[Data shown]:
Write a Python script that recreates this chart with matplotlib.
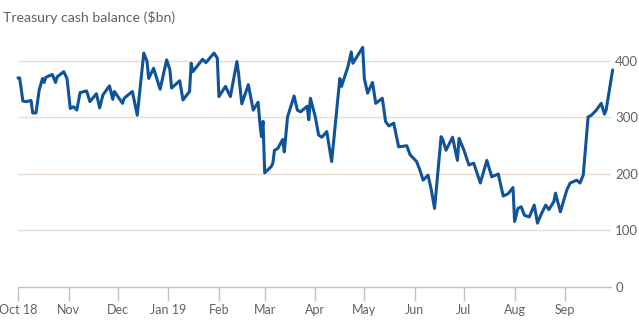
import matplotlib
matplotlib.use("Agg")
import matplotlib.pyplot as plt
import pandas as pd

plt.rcParams['font.family'] = ['Lato', 'DejaVu Sans']

# Treasury general account balance, $bn
dates = [
    '2018-10-01', '2018-10-02', '2018-10-04', '2018-10-06', '2018-10-09', '2018-10-10',
    '2018-10-12', '2018-10-14', '2018-10-16', '2018-10-17', '2018-10-18', '2018-10-22',
    '2018-10-24', '2018-10-25', '2018-10-29', '2018-10-31',
    '2018-11-02', '2018-11-04', '2018-11-06', '2018-11-08', '2018-11-12', '2018-11-14',
    '2018-11-18', '2018-11-20', '2018-11-22', '2018-11-26', '2018-11-28', '2018-11-29',
    '2018-12-04', '2018-12-05', '2018-12-10', '2018-12-13', '2018-12-17', '2018-12-19',
    '2018-12-20', '2018-12-23', '2018-12-27', '2018-12-31',
    '2019-01-02', '2019-01-03', '2019-01-08', '2019-01-10', '2019-01-14', '2019-01-15',
    '2019-01-16', '2019-01-22', '2019-01-24', '2019-01-29', '2019-01-31',
    '2019-02-01', '2019-02-05', '2019-02-08', '2019-02-12', '2019-02-13', '2019-02-15',
    '2019-02-19', '2019-02-22', '2019-02-25', '2019-02-26', '2019-02-27', '2019-02-28',
    '2019-03-01', '2019-03-05', '2019-03-06', '2019-03-07', '2019-03-09', '2019-03-12',
    '2019-03-13', '2019-03-15', '2019-03-19', '2019-03-21', '2019-03-23', '2019-03-27',
    '2019-03-28', '2019-03-29',
    '2019-04-01', '2019-04-03', '2019-04-05', '2019-04-08', '2019-04-11', '2019-04-16',
    '2019-04-17', '2019-04-21', '2019-04-23', '2019-04-24', '2019-04-30',
    '2019-05-01', '2019-05-03', '2019-05-06', '2019-05-08', '2019-05-12', '2019-05-14',
    '2019-05-16', '2019-05-19', '2019-05-22', '2019-05-27', '2019-05-29',
    '2019-06-02', '2019-06-04', '2019-06-06', '2019-06-09', '2019-06-11', '2019-06-13',
    '2019-06-17', '2019-06-18', '2019-06-20', '2019-06-24', '2019-06-27', '2019-06-28',
    '2019-07-01', '2019-07-04', '2019-07-07', '2019-07-11', '2019-07-15', '2019-07-18',
    '2019-07-22', '2019-07-25', '2019-07-28', '2019-07-31',
    '2019-08-01', '2019-08-03', '2019-08-05', '2019-08-07', '2019-08-10', '2019-08-13',
    '2019-08-15', '2019-08-17', '2019-08-20', '2019-08-22', '2019-08-25', '2019-08-26',
    '2019-08-29',
    '2019-09-02', '2019-09-04', '2019-09-08', '2019-09-10', '2019-09-12', '2019-09-15',
    '2019-09-17', '2019-09-19', '2019-09-20', '2019-09-23', '2019-09-25', '2019-09-26',
    '2019-09-30',
]
balance = [
    370, 370, 329, 328, 330, 308,
    308, 349, 369, 362, 371, 376,
    362, 372, 381, 369,
    316, 319, 313, 344, 347, 328,
    342, 317, 340, 356, 332, 346,
    325, 334, 346, 304, 414, 399,
    369, 387, 350, 402,
    384, 352, 365, 331, 346, 396,
    381, 403, 397, 414, 405,
    337, 355, 337, 399, 378, 324,
    358, 313, 327, 292, 266, 293,
    202, 213, 219, 242, 245, 261,
    239, 301, 338, 313, 310, 320,
    296, 334,
    301, 269, 265, 275, 222, 369,
    355, 390, 416, 396, 424,
    369, 343, 362, 325, 334, 293,
    285, 290, 248, 250, 234,
    222, 207, 189, 198, 172, 139,
    266, 261, 242, 265, 224, 263,
    242, 216, 219, 184, 224, 195,
    200, 161, 165, 176,
    116, 139, 142, 127, 124, 145,
    113, 127, 145, 137, 151, 166,
    133,
    172, 184, 189, 184, 198, 301,
    304, 310, 313, 325, 306, 313,
    384,
]

month_ticks = pd.date_range('2018-10-01', '2019-09-01', freq='MS')
month_labels = ['Oct 18', 'Nov', 'Dec', 'Jan 19', 'Feb', 'Mar', 'Apr',
                'May', 'Jun', 'Jul', 'Aug', 'Sep']
y_ticks = [0, 100, 200, 300, 400]

grid_col = '#eadbd0'
axis_col = '#c9c0b8'
text_col = '#66605c'

fig = plt.figure(figsize=(6.39, 3.26), dpi=100)
ax = fig.add_axes([18/639, 39/326, 593/639, 243/326])

ax.plot(pd.to_datetime(dates), balance, color='#0f5499', lw=2.2,
        solid_joinstyle='round', solid_capstyle='round', zorder=3, clip_on=False)

ax.set_xlim(pd.Timestamp('2018-10-01'), pd.Timestamp('2019-09-29'))
ax.set_ylim(0, 430)

for s in ['top', 'left', 'right']:
    ax.spines[s].set_visible(False)
ax.spines['bottom'].set_color(axis_col)
ax.spines['bottom'].set_linewidth(1.0)

ax.set_xticks(month_ticks)
ax.set_xticklabels(month_labels)
ax.tick_params(axis='x', length=10, width=1, color=axis_col, labelcolor=text_col,
               labelsize=9, pad=2)
# keep the first label inside the figure
ax.get_xticklabels()[0].set_x(pd.Timestamp('2018-10-02'))

ax.yaxis.tick_right()
ax.set_yticks(y_ticks)
ax.tick_params(axis='y', length=0, labelcolor=text_col, labelsize=9.5, pad=3)
for v in y_ticks[1:]:
    ax.axhline(v, color=grid_col, lw=1.0, zorder=1)

fig.text(3/639, 1 - 18/326, 'Treasury cash balance ($bn)', color=text_col,
         fontsize=10.2, va='center', ha='left')

fig.savefig('out.png', dpi=100)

[What you are asked to do]:
Repeat, with no pictures, each line from the beginning of the data through the line containing "plt.rcParams['font.family'] = ['Lato', 'DejaVu", inclusive.

[Task solution]:
Write a Python script that recreates this chart with matplotlib.
import matplotlib
matplotlib.use("Agg")
import matplotlib.pyplot as plt
import pandas as pd

plt.rcParams['font.family'] = ['Lato', 'DejaVu Sans']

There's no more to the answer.